Food Writing: More Than Just Restaurant Reviews
When most of us think of food writing, we usually conjure images of snide, perfectionist restaurant critics, droning on about things like the texture of salmon roe and the effervescent mouthfeel of pineapple slices sprinkled with cayenne. There’s little room in most of our heads for anything other than what we’ve seen on television.
But food writing is much more than restaurant reviews. And the best food writers should be able to do more than simply find the right words to describe a meal; they’ve got to be able to prepare one as well.
A short list of the disciplines included under the heading “food writing” would feature recipe development, food consulting, food journalism, marketing and promotion, and editorial work and proofreading.
Recipe Development is just that – the creation of new recipes. Developing recipes requires the ability to invent and test new dishes; a knack for technical writing also helps.
Food Consulting involves research on new food trends and fads, and the ability to develop and write clear, coherent syntheses of such trends. Advertising and public relations firms often hire food consultants to write fact sheets and prepare press releases.
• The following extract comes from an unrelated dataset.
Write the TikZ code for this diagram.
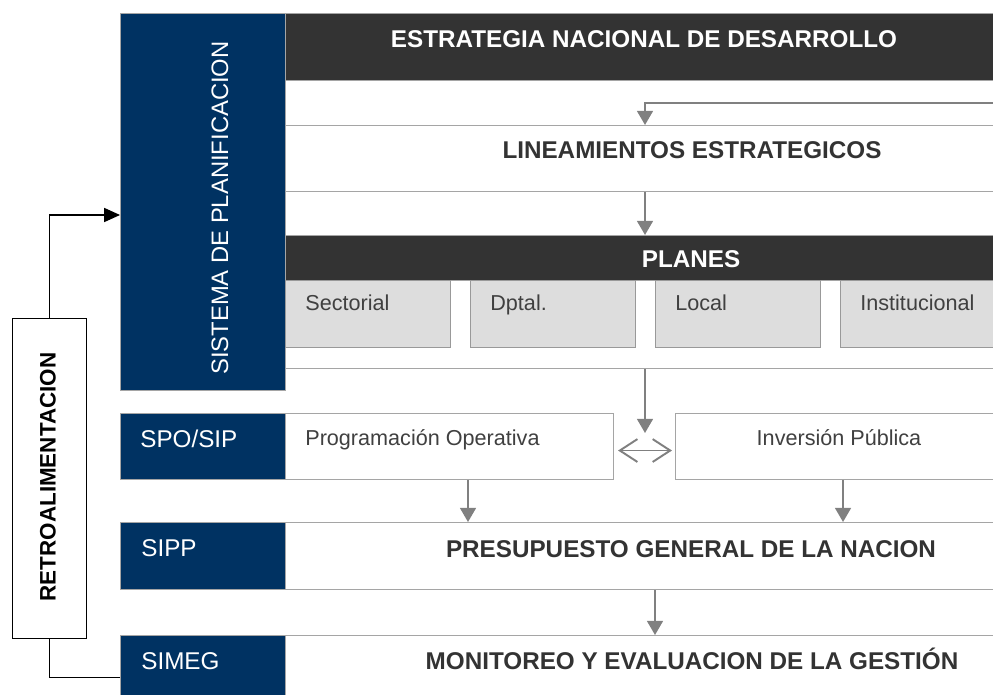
\documentclass[tikz,border=0pt]{standalone}
\usepackage{fontspec}
\setmainfont{Liberation Sans}
\usetikzlibrary{arrows.meta,positioning}

\definecolor{navy}{RGB}{0,50,98}
\definecolor{charcoal}{RGB}{51,51,51}
\definecolor{panel}{RGB}{221,221,221}
\definecolor{rule}{RGB}{165,165,165}
\definecolor{flow}{RGB}{128,128,128}
\definecolor{ink}{RGB}{64,64,64}

\tikzset{
  box/.style 2 args={draw=rule, line width=0.6pt, anchor=north west, inner sep=0pt,
    minimum width=#1*0.02cm, minimum height=#2*0.02cm},
  hdr/.style={font=\bfseries\fontsize{13.8}{16}\selectfont, text=charcoal, anchor=base},
  tag/.style={font=\fontsize{13.8}{16}\selectfont, text=white, anchor=base west, inner sep=0pt},
  small/.style={font=\fontsize{12.3}{14}\selectfont, text=ink, anchor=base west, inner sep=0pt},
  flowarrow/.style={draw=flow, line width=1.1pt, -{Triangle[width=9pt,length=8pt]}},
  pairarrow/.style={draw=flow, line width=1.1pt, {Straight Barb[width=13pt,length=10pt]}-{Straight Barb[width=13pt,length=10pt]}},
}

\begin{document}
\begin{tikzpicture}[x=0.02cm, y=-0.02cm]
  \useasboundingbox (0,0) rectangle (993,695);
  % left column
  \node[box={165}{377}, fill=navy] (sys) at (120,13) {};
  \node[box={165}{66}, fill=navy] (spo) at (120,413) {};
  \node[box={165}{67}, fill=navy] (sipp) at (120,522) {};
  \node[box={165}{75}, fill=navy] (simeg) at (120,635) {};
  \node[font=\fontsize{13.55}{16}\selectfont, text=white, rotate=90] (systxt) at (220,208) {SISTEMA DE PLANIFICACION};
  \node[tag] (spotxt) at (140,447) {SPO/SIP};
  \node[tag] (sipptxt) at (141,556) {SIPP};
  \node[tag] (simegtxt) at (141,669) {SIMEG};
  % right column
  \node[box={725}{67}, fill=charcoal] (end) at (285,13) {};
  \node[hdr, text=white] (endtxt) at (644,48) {ESTRATEGIA NACIONAL DE DESARROLLO};
  \node[box={725}{66}, fill=white] (lin) at (285,125) {};
  \node[hdr] (lintxt) at (692,159) {LINEAMIENTOS ESTRATEGICOS};
  \node[box={725}{133}, fill=white] (plan) at (285,235) {};
  \node[box={725}{45}, fill=charcoal] (planbar) at (285,235) {};
  \node[hdr, text=white] (plantxt) at (691,268) {PLANES};
  \node[box={165}{67}, fill=panel, draw=flow!80] (sec) at (285,280) {};
  \node[box={165}{67}, fill=panel, draw=flow!80] (dpt) at (470,280) {};
  \node[box={165}{67}, fill=panel, draw=flow!80] (loc) at (655,280) {};
  \node[box={165}{67}, fill=panel, draw=flow!80] (ins) at (840,280) {};
  \node[small] (sectxt) at (305,311) {Sectorial};
  \node[small] (dpttxt) at (490,311) {Dptal.};
  \node[small] (loctxt) at (675,311) {Local};
  \node[small] (instxt) at (860,311) {Institucional};
  \node[box={328}{66}, fill=white] (prog) at (285,413) {};
  \node[box={335}{66}, fill=white] (inv) at (675,413) {};
  \node[small] (progtxt) at (305,445) {Programación Operativa};
  \node[small, anchor=base] (invtxt) at (839,445) {Inversión Pública};
  \node[box={725}{67}, fill=white] (pgn) at (285,522) {};
  \node[hdr] (pgntxt) at (691,557) {PRESUPUESTO GENERAL DE LA NACION};
  \node[box={725}{75}, fill=white] (meg) at (285,635) {};
  \node[hdr] (megtxt) at (692,669) {MONITOREO Y EVALUACION DE LA GESTIÓN};
  % feedback
  \node[box={74}{320}, draw=black, fill=white] (retro) at (12,318) {};
  \node[font=\bfseries\fontsize{12.75}{15}\selectfont, rotate=90] (retrotxt) at (48,477) {RETROALIMENTACION};
  % arrows
  \coordinate (axis) at (645,0);
  \coordinate (leftaxis) at (468,0);
  \coordinate (lowaxis) at (655,0);
  \coordinate (feed) at (1000,103);
  \coordinate (split) at (645,433);
  \coordinate (entry) at (120,215);
  \draw[flowarrow] (feed) -| (axis |- lin.north);
  \draw[flowarrow] (axis |- lin.south) -- (axis |- plan.north);
  \draw[flowarrow] (axis |- plan.south) -- (split);
  \draw[pairarrow] ([shift={(4,4)}]prog.east) -- ([shift={(-3,4)}]inv.west);
  \draw[flowarrow] (leftaxis |- prog.south) -- (leftaxis |- pgn.north);
  \draw[flowarrow] (inv.south) -- (inv.south |- pgn.north);
  \draw[flowarrow] (lowaxis |- pgn.south) -- (lowaxis |- meg.north);
  \draw[line width=0.6pt] ([yshift=-0.08cm]simeg.west) -| (retro.south);
  \draw[line width=0.6pt, -{Triangle[width=8pt,length=9pt]}] (retro.north) |- (entry);
\end{tikzpicture}
\end{document}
Food Styling or is a combination of food writing with other media, like food photography. A good food stylist, or culinary stylist, can expertly produce advertising elements, design packaging, and act as a spokesperson for a food or recipe development company.
Quality food writers have a very specific command not only of cooking and baking, but of the food and restaurant industries, the steps involved in cookbook and recipe publishing, and journalistic techniques. Food writing requires a specialized vocabulary and knowledge of processes that are, at the same time, both artistic and technical.